* [THE PROBLEM] Identify the lines containing the word "matplotlib". Copy each one.

* [DATA BLOCK]
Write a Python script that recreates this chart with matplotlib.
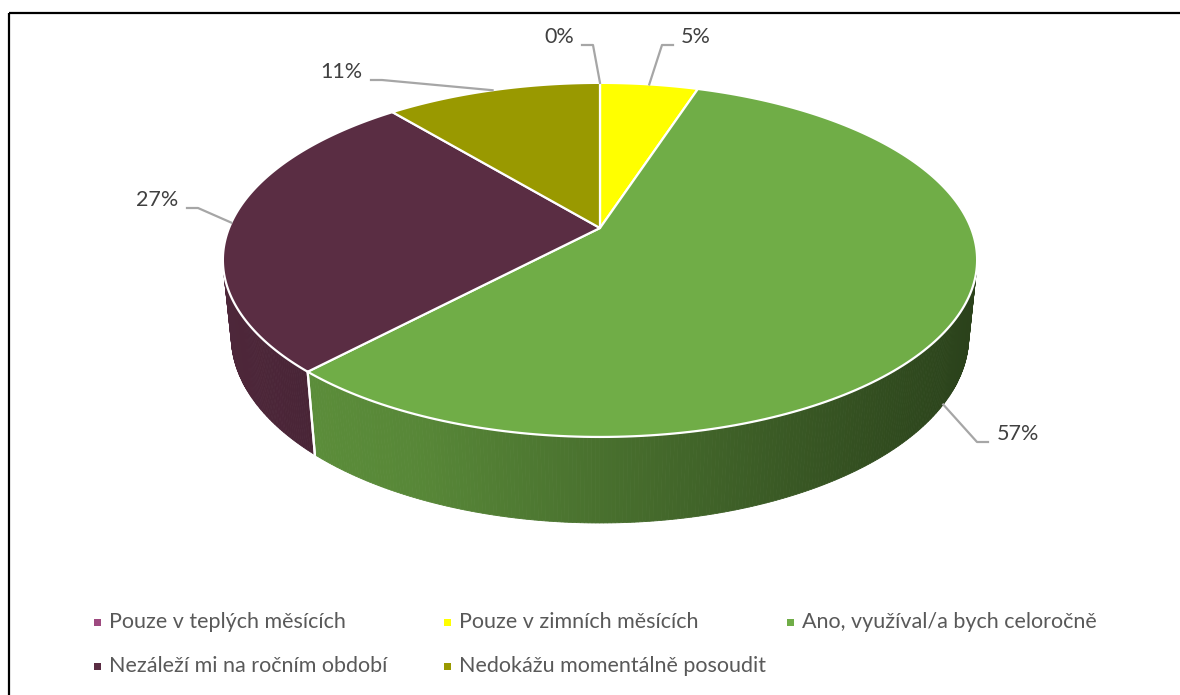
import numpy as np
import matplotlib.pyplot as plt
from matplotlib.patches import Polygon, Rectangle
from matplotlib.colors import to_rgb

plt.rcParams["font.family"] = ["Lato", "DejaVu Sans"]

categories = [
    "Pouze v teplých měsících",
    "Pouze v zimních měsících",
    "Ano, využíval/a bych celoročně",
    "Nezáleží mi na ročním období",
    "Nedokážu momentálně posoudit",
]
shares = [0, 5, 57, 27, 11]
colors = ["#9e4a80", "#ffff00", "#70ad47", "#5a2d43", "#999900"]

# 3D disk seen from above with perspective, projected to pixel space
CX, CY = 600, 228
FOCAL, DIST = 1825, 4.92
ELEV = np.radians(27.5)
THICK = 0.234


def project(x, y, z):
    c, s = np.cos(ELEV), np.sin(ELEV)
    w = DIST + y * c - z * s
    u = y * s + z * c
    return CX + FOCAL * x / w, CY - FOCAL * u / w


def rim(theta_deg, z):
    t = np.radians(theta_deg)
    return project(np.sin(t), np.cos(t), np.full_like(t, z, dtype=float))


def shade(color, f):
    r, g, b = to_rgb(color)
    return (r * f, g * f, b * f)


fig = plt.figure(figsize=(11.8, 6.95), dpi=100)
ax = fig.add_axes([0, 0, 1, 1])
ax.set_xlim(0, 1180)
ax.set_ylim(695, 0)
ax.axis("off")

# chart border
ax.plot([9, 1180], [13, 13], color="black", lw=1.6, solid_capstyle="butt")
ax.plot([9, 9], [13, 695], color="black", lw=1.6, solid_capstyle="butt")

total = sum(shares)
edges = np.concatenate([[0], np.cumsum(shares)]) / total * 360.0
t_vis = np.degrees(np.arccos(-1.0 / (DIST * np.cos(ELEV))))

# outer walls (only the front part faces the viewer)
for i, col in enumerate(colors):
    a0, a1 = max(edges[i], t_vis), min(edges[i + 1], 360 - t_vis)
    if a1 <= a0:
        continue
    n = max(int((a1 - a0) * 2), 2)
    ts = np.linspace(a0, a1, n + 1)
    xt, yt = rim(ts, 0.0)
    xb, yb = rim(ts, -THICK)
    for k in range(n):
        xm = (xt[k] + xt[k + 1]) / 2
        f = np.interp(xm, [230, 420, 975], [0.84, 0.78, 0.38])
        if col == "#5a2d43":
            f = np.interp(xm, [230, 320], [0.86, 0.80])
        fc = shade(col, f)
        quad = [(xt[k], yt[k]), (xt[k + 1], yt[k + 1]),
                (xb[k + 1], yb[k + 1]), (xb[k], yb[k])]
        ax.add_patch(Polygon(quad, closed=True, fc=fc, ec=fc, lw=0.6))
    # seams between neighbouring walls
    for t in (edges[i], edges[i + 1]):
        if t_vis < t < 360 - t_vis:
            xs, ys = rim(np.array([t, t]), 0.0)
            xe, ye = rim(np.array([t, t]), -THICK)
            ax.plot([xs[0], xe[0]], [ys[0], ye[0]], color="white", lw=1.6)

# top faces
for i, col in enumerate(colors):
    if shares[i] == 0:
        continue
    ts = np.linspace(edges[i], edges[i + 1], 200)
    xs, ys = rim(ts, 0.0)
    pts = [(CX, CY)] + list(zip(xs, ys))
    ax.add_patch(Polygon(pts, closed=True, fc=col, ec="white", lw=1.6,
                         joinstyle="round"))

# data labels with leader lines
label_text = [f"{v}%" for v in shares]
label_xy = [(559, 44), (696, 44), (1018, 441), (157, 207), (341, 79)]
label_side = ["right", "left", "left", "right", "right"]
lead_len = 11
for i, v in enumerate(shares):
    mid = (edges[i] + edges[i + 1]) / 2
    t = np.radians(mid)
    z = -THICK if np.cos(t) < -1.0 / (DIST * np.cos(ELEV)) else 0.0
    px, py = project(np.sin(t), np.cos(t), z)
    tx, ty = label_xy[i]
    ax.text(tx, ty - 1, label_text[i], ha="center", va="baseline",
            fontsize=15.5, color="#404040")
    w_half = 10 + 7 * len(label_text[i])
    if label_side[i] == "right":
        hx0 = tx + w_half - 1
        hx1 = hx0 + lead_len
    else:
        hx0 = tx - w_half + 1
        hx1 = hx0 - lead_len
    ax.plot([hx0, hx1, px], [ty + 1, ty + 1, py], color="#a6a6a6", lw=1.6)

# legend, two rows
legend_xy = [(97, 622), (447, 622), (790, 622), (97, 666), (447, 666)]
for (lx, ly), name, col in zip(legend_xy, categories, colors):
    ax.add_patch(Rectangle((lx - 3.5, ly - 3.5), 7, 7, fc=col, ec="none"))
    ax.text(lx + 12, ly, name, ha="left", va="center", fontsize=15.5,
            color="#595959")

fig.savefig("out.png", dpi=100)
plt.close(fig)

* [TASK SOLUTION]
Write a Python script that recreates this chart with matplotlib.
import matplotlib.pyplot as plt
from matplotlib.patches import Polygon, Rectangle
from matplotlib.colors import to_rgb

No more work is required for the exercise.